Here is the text of the policy.

Pre-foreclosure Sale Policy Agreement
In the event that this pre-foreclosure sale is canceled for any reason other than beyond the buyers control, the earnest money deposit will be forfeited to the lender and applies to the sellers outstanding balance and/or arearage.
If such cancellation is beyond the buyers control, for example, the buyer is unable to secure financing; the earnest money deposit will be refunded. If (CU) or other lien holders involved in the subject transaction do not issue final approvals for the sale within 90 days of the date of this document, we will consider cancellation by the buyer to be beyond his and/or her control.  This by no means waives the 10 day buyer’s inspection process.


Seller, Seller’s Agent, Buyer, Buyer’s agent, and Escrow Officer all agree to this policy by their signature and date on the signature/date lines provide below. If this form, and all required documents are not received, (CU) will not evaluate the offer to purchase the subject property

The escrow officer had already signed the "policy agreement"

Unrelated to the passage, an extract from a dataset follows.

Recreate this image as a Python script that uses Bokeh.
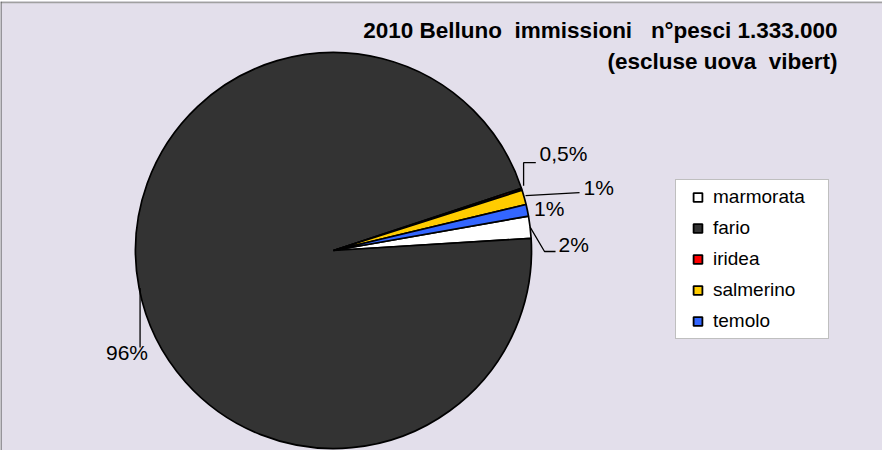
import numpy as np
from bokeh.plotting import figure
from bokeh.models import Range1d, ColumnDataSource, Legend, LegendItem, Span
from bokeh.core.properties import value
from bokeh.embed import file_html
from bokeh.resources import INLINE

# ---- data ----
categories = ["marmorata", "fario", "iridea", "salmerino", "temolo"]
shares = [1.8, 95.9, 0.15, 1.2, 0.95]          # percent of fish stocked
label_texts = ["2%", "96%", "0,5%", "1%", "1%"]
title_lines = ["2010 Belluno\u00a0 immissioni\u00a0\u00a0 n°pesci 1.333.000",
               "(escluse uova\u00a0 vibert)"]

# ---- styles / layout ----
colors = ["#ffffff", "#333333", "#ff0000", "#ffcc00", "#3366ff"]
FONT = "Liberation Sans"
BG = "#e3dfeb"
CX, CY, R = 341, 200, 198
FIRST_ANGLE = 10.0   # degrees, first slice starts here and goes clockwise

# leader polylines and label anchors, relative to slice mid-point on the rim
leaders = [
    [(0, 0), (14.4, -24.3), (25.4, -24.3)],
    [(1, 0), (1, -59.6)],
    [(1.8, 3.6), (1.8, 26.6), (14, 26.6)],
    [(1.3, 1.6), (55.3, 4.6)],
    [],
]
label_offsets = [(28.4, -17.8), (-12.1, -64.6), (17.8, 35.6), (59.3, 10.1), (6.6, 1.7)]
label_align = ["left", "center", "left", "left", "left"]

W, H = 882, 450
p = figure(width=W, height=H, output_backend="svg", toolbar_location=None,
           x_range=Range1d(8, 8 + W), y_range=Range1d(0, H - 1),
           x_axis_location=None, y_axis_location=None, title=None,
           min_border_top=1, min_border_left=0, min_border_right=0, min_border_bottom=0,
           background_fill_color=BG, border_fill_color="white", outline_line_color=None)
p.grid.visible = False

fr = np.array(shares) / np.sum(shares)
cum = np.concatenate([[0.0], np.cumsum(fr)])
a0 = np.radians(FIRST_ANGLE)
start = a0 - 2 * np.pi * cum[:-1]
end = a0 - 2 * np.pi * cum[1:]
mid = (start + end) / 2

src = ColumnDataSource(dict(cat=categories, start=start, end=end, color=colors))
p.wedge(x=CX, y=CY, radius=R, start_angle="start", end_angle="end", direction="clock",
        fill_color="color", line_color="black", line_width=1.7, source=src)

rim_x = CX + R * np.cos(mid)
rim_y = CY + R * np.sin(mid)

xs, ys = [], []
for i, pts in enumerate(leaders):
    if pts:
        xs.append([rim_x[i] + dx for dx, dy in pts])
        ys.append([rim_y[i] + dy for dx, dy in pts])
p.multi_line(xs=xs, ys=ys, line_color="black", line_width=1.3)

for al in ["left", "center"]:
    idx = [i for i in range(len(categories)) if label_align[i] == al]
    p.text(x=[rim_x[i] + label_offsets[i][0] for i in idx],
           y=[rim_y[i] + label_offsets[i][1] for i in idx],
           text=[label_texts[i] for i in idx],
           text_font=value(FONT), text_font_size="21px", text_color="black",
           text_align=al, text_baseline="middle")

# title
p.text(x=[845, 845], y=[420.5, 389.5], text=title_lines, text_font=value(FONT),
       text_font_size="22.5px", text_font_style="bold", text_color="black",
       text_align="right", text_baseline="middle")

# chart area borders
p.add_layout(Span(location=448.2, dimension="width", line_color="#a0a0a0", line_width=2))
p.add_layout(Span(location=8.5, dimension="height", line_color="#4a4a4a", line_width=1))

# legend with square swatches
items = []
for c, col in zip(categories, colors):
    r = p.scatter(x=[np.nan], y=[np.nan], marker="square", fill_color=col,
                  line_color="black", line_width=1.8)
    items.append(LegendItem(label=c, renderers=[r]))
legend = Legend(items=items, location=(675, 111), padding=6, spacing=9,
                glyph_width=31, glyph_height=22, label_height=22, label_width=109,
                label_standoff=0, label_text_font=FONT, label_text_font_size="19px",
                label_text_color="black", border_line_color="#808080", border_line_width=1,
                background_fill_color="white", background_fill_alpha=1.0, margin=0)
p.add_layout(legend)

open("out.html", "w").write(file_html(p, INLINE))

I believe the escrow officer was in violation of his duty as a neutral third party by "agreeing" to this CU policy.

I got around it.

I refused to sign because I'm not a party to the contract.

My buyer refused to sign because the CU would not give us anything that would give us assurance that they would be cooperative with the first.

I requested the LM to ask someone in their office who had the authority to make an exception to the policy. Also, I requested the listing agent to inform the 1st lien holder what the 2nd was demanding.